O cinema italino possui um imenso, complexo e riquíssimo património que importa revisitar. Felizmente, o mercado do DVD tem demonstrado alguma atenção a tal património — este texto foi publicado no Diário de Notícias (14 de Dezembro), com o título 'Para redescobrir o cinema italiano'.
Felizmente, o nosso mercado do DVD já deixou de depender dos ditames de uma lógica (ou falta de lógica) que fazia com que a oferta se confundisse com o cartaz das salas de cinema... seis meses antes. Contrariando a visão mais populista, já se demonstrou que é falso que esse mesmo mercado apenas funcione através de blockbusters e com títulos apoiados por campanhas mais ou menos ruidosas. Bem pelo contrário, confirmando aquilo que alguns críticos de cinema serenamente sublinham há várias décadas (não é engano: décadas!), o mercado dá mostras de compreender que o público não existe como uma massa amorfa, mas sim como um labirinto fragmentado, com muitos nichos, todos eles com interessantes potencialidades comerciais.
Vem isto a propósito de alguns recentes lançamentos (com a chancela da editora Costa do Castelo) que nos recolocam face ao fascinante património do cinema italiano. O destaque vai, inevitavelmente, para a obra de Valerio Zurlini (1926-1982), um daqueles autores cujo romanesco subtil, por vezes convulsivo, está muito esquecido. De Zurlini passaram a estar disponíveis Um Verão Violento (1959), A Rapariga da Mala (1961), Outono Escaldante (1972) e O Deserto dos Tártaros (1976).
Depois, há dois regressos. Ou seja: Pier Paolo Pasolini (1922-1975) e Michelangelo Antonioni (1912-2007). No caso de Pasolini, passamos a ter um dos mais prodigiosos objectos cinematográficos que já se fizeram a partir da escrita bíblica: O Evangelo Segundo São Mateus (1964), filme que tem a coragem política de escolher o realismo mais paradoxal contra a abstracção figurativa. Os restantes títulos editados são Accattone (1961), o raríssimo A Raiva (1963), trabalho de raiz documental sobre o pós-guerra, e ainda o filme de episódios Ro.Go.Pa.G. (1963), em que Pasolini partilha a autoria com Roberto Rossellini, Jean-Luc Godard e Ugo Gregoretti.
Antonioni reaparece nos circuitos do DVD através de alguns dos títulos que ajudam a compreender a formação de um olhar (e uma estética) que se afirmaria de forma decisiva a partir de A Aventura, no começo dos anos 60. Assim, o mercado passou a oferecer quatro preciosidades da década anterior: A Dama sem Camélias (1953), Os Vencidos (1953), As Amigas (1955) e O Grito (1957).
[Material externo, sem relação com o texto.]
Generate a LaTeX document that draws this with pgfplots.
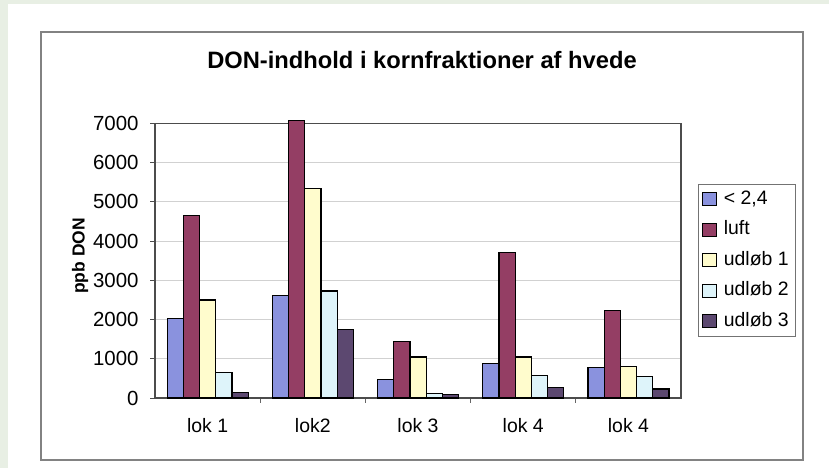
\documentclass[border=0pt]{standalone}
\usepackage{fontspec}
\setmainfont{Liberation Sans}
\usepackage{pgfplots}
\pgfplotsset{compat=1.18}
\definecolor{bgg}{RGB}{232,239,228}
\definecolor{boxc}{RGB}{130,130,130}
\definecolor{cA}{RGB}{138,146,222}
\definecolor{cB}{RGB}{148,62,100}
\definecolor{cC}{RGB}{255,252,205}
\definecolor{cD}{RGB}{222,244,250}
\definecolor{cE}{RGB}{92,72,112}
\begin{document}
\begin{tikzpicture}[x=1bp,y=1bp]
\fill[bgg] (0,0) rectangle (829,468);
\fill[white] (8,0) rectangle (829,464);
\draw[boxc, line width=1.4bp] (41,8) rectangle (803,436);
\node[anchor=base, font=\bfseries\fontsize{23.8}{26}\selectfont] at (422,399) {DON-indhold i kornfraktioner af hvede};
\node[rotate=90, font=\bfseries\fontsize{17.5}{20}\selectfont] at (80,212) {ppb DON};
\begin{axis}[
  at={(155bp,70bp)}, anchor=south west, scale only axis,
  width=526bp, height=274.5bp,
  ybar=0pt, bar width=16.2bp,
  xmin=-0.5, xmax=4.5, ymin=0, ymax=7000,
  clip=false,
  xtick={0,...,4}, xticklabels={lok 1, lok2, lok 3, lok 4, lok 4},
  minor xtick={0.5,1.5,2.5,3.5},
  ytick={0,1000,...,7000},
  major tick length=5bp, minor tick length=5bp,
  tick align=outside, xtick pos=bottom, ytick pos=left,
  ymajorgrids, grid style={black!18, line width=0.9bp},
  axis line style={draw=black!70, line width=1.1bp},
  tick style={black!70, line width=0.9bp},
  major x tick style={draw=none},
  minor x tick style={draw=black!60, line width=0.9bp},
  scaled y ticks=false,
  /pgf/number format/1000 sep={},
  /pgf/number format/assume math mode=true,
  xticklabel style={font=\fontsize{19.5}{21}\selectfont, yshift=-12bp},
  yticklabel style={font=\fontsize{20.5}{22}\selectfont, xshift=-8bp},
  every axis plot/.append style={draw=black, line width=1.2bp},
  every axis plot post/.append style={legend image code/.code={\draw[##1,draw=black,line width=0.9bp] (0bp,-6.5bp) rectangle (14bp,6.5bp); \path[draw=none,fill=none] (0bp,0bp) -- (18bp,0bp);}},
  legend style={at={(1.0323,0.7796)}, anchor=north west, draw=black!55, line width=0.8bp,
    font=\fontsize{19.5}{21}\selectfont, inner xsep=4bp, inner ysep=5bp,
    nodes={inner xsep=3bp, inner ysep=1bp, text height=14bp, text depth=4bp}, row sep=10.5bp},
  legend cell align=left,
]
\addplot[fill=cA] coordinates {(0,2020) (1,2620) (2,470) (3,880) (4,770)};
\addplot[fill=cB] coordinates {(0,4650) (1,7080) (2,1450) (3,3720) (4,2230)};
\addplot[fill=cC] coordinates {(0,2500) (1,5350) (2,1045) (3,1045) (4,810)};
\addplot[fill=cD] coordinates {(0,650) (1,2730) (2,110) (3,580) (4,540)};
\addplot[fill=cE] coordinates {(0,130) (1,1750) (2,85) (3,270) (4,230)};
\legend{{< 2,4}, luft, udløb 1, udløb 2, udløb 3}
\end{axis}
\end{tikzpicture}
\end{document}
Além do mais, surgiu também uma edição de A Noite (1961), filme que juntamente com A Aventura e O Eclipse (1962) define uma admirável “trilogia a preto e branco” cuja percepção intimista de uma sociedade seduzida pelas euforias do dinheiro e do consumo permanece amargamente actual. Quando vemos ou revemos Jeanne Moreau, Marcello Mastroianni e Monica Vitti, em A Noite, compreendemos que Antonioni criou um admirável sistema de mise en scène que, sem recusar algumas marcas dos clássicos “retratos psicológicos”, abre perspectivas novas para as contradições de uma sociedade iludida pelo seu ideal de felicidade.
São filmes, além do mais, que nos ajudam a combater ou esquecimento de um cinema italiano que, em qualquer caso, continua a possuir alguns dos mais brilhantes criadores europeus. Lembremos Nanni Moretti (de quem estreou, em 2007, o genial O Caimão) ou ainda Matteo Garrone que, com Gomorra, conquistou há dias o prémio de Filme Europeu 2008.